Aerial view of Buttonwood Beach RV Resort on Maryland's Eastern Shore.

Like many families, Cindy Fleming’s family has many annual traditions.

But none is more deeply rooted – or has had a bigger impact on her life – than the tradition of spending the summer at Buttonwood Beach RV Resort on the banks of the Chesapeake Bay in Maryland’s northern Eastern Shore, according to a news release.

Fleming and her family have been coming to Buttonwood Beach near Earleville every summer for more than 30 years.

“I met my husband there when I was 13,” said Fleming, 45, who recently celebrated her 23rd wedding anniversary at the campground with friends who have built a lifetime of summer camping memories at the resort.

Deb Carter, a manager at Buttonwood Beach RV Resort who has worked at the park since it opened in 1973, said many of the families who started camping at Buttonwood in the 1970s are still there, along with their children, grandchildren and extended families.

“A big part of my life is there,” said Gordy Lewis, 48, of Westchester, Pa., who has been camping at Buttonwood with his family every summer since he was 12. “I have so many friends down there. My nieces and nephew also come and spend time there during the summer.”

Phyllis Lynch said she started camping at Buttonwood with her family when she was about 10 or 11. She met her husband there, and now they continue the summer camping tradition with their three kids, who range in age from 15 to 21.

“It’s crazy to watch the generations turn over and watch them doing the same things we were doing,” said Lynch, who works as a real estate broker in Pennsylvania and Delaware. “Our kids come down on the weekend with us. Their friends are the children of the friends we grew up with. They are living the same life we lived, and doing exactly what we did back in the 70s, but in a more modern way.
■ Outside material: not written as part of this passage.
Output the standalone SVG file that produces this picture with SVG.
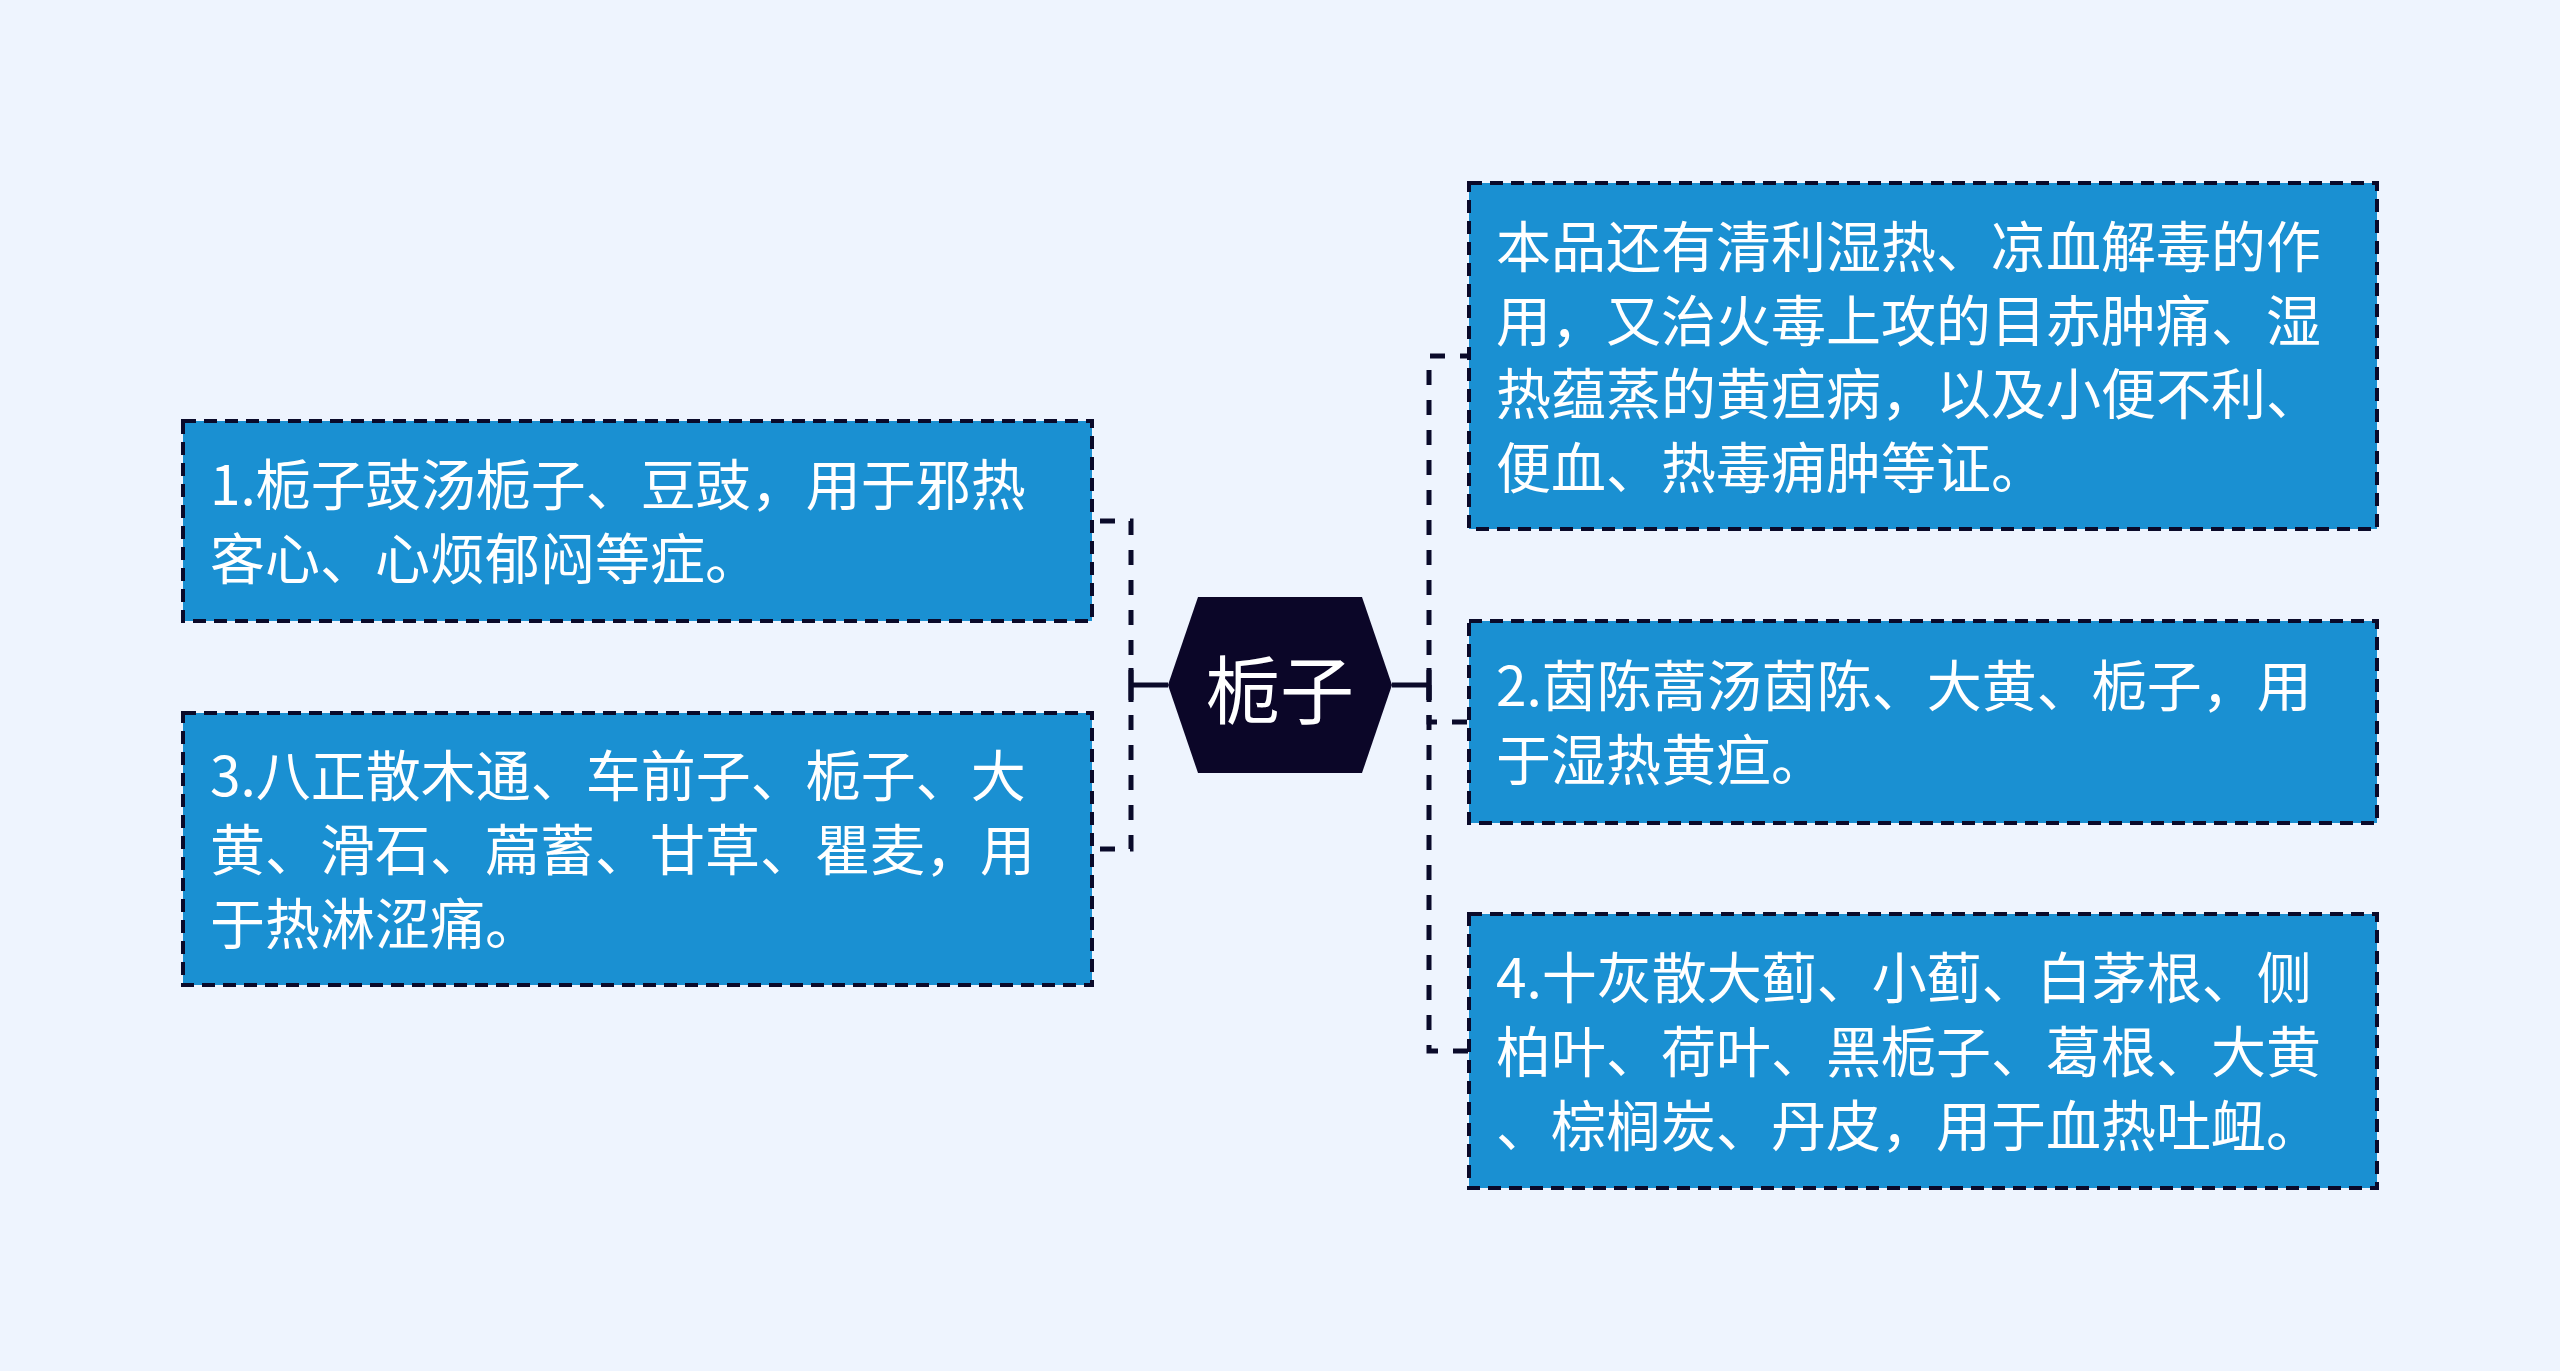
<svg xmlns="http://www.w3.org/2000/svg" width="2560" height="1371" viewBox="0 0 2560 1371">
<style>
.box{fill:#1a90d2;stroke:#0a0a2a;stroke-width:4;stroke-dasharray:13 8}
.t{font-family:"Noto Sans CJK SC","Noto Sans",sans-serif;font-size:55px;fill:#ffffff}
.c{fill:none;stroke:#0a0a2a;stroke-width:5;stroke-dasharray:15 15}
.s{fill:none;stroke:#0a0a2a;stroke-width:5}
</style>
<rect width="2560" height="1371" fill="#eef4fe"/>
<g id="connectors">
<path class="s" d="M1168,685 H1131 M1131,668 V702"/>
<path class="c" d="M1131,685 V521 H1092"/>
<path class="c" d="M1131,685 V849 H1092"/>
<path class="s" d="M1392,685 H1429 M1429,668 V702"/>
<path class="c" d="M1429,685 V356 H1469"/>
<path class="c" d="M1429,685 V722 H1469"/>
<path class="c" d="M1429,685 V1051 H1469"/>
</g>
<g id="root">
<polygon points="1168,685 1198,597 1362,597 1392,685 1362,773 1198,773" fill="#0b0628"/>
<text x="1280" y="685" text-anchor="middle" dominant-baseline="central" font-family="Noto Sans CJK SC, sans-serif" font-size="74" fill="#ffffff">栀子</text>
</g>
<g id="n1">
<rect class="box" x="183" y="421" width="909" height="200"/>
<text class="t" x="210" y="505">1.栀子豉汤栀子、豆豉，用于邪热</text>
<text class="t" x="210" y="579">客心、心烦郁闷等症。</text>
</g>
<g id="n3">
<rect class="box" x="183" y="713" width="909" height="272"/>
<text class="t" x="210" y="796">3.八正散木通、车前子、栀子、大</text>
<text class="t" x="210" y="870">黄、滑石、萹蓄、甘草、瞿麦，用</text>
<text class="t" x="210" y="944">于热淋涩痛。</text>
</g>
<g id="n0">
<rect class="box" x="1469" y="183" width="908" height="346"/>
<text class="t" x="1496" y="267">本品还有清利湿热、凉血解毒的作</text>
<text class="t" x="1496" y="341">用，又治火毒上攻的目赤肿痛、湿</text>
<text class="t" x="1496" y="414">热蕴蒸的黄疸病，以及小便不利、</text>
<text class="t" x="1496" y="488">便血、热毒痈肿等证。</text>
</g>
<g id="n2">
<rect class="box" x="1469" y="621" width="908" height="202"/>
<text class="t" x="1496" y="706">2.茵陈蒿汤茵陈、大黄、栀子，用</text>
<text class="t" x="1496" y="780">于湿热黄疸。</text>
</g>
<g id="n4">
<rect class="box" x="1469" y="914" width="908" height="274"/>
<text class="t" x="1496" y="998">4.十灰散大蓟、小蓟、白茅根、侧</text>
<text class="t" x="1496" y="1072">柏叶、荷叶、黑栀子、葛根、大黄</text>
<text class="t" x="1496" y="1146">、棕榈炭、丹皮，用于血热吐衄。</text>
</g>
</svg>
They spend a lot of their time jet skiing and boating.”

Most Buttonwood campers have transitioned from towable and motorized RVs into 400-square-foot recreational park trailers or “park models,” which are roomier and more residential in look and appearance than typical RV.

Park models average about $40,000 and can be set up on leased or purchased campsites in RV parks and resorts across the country, said William Garpow, executive director of the Recreational Park Trailer Industry Association (RPTIA), adding that about a third of the nation’s privately owned parks make spaces available for park model owners.

“It’s really an affordable way to vacation,” Lynch said, adding that her unit at Buttonwood is literally 50 steps away from the beach and about 100 feet from a swimming pool. “To me, it’s my home away from home,” she said.

And even after Labor Day, when the kids go back to school, many families will still be coming to Buttonwood on the weekends until the park closes for winter in November.

“When we’re at Buttonwood, we can relax,” Fleming said, “because we’re totally away from the ‘real world.’”

“It’s a refuge, a place to escape,” Lewis said, adding, “I’m sure I’ll be there every summer until I die.”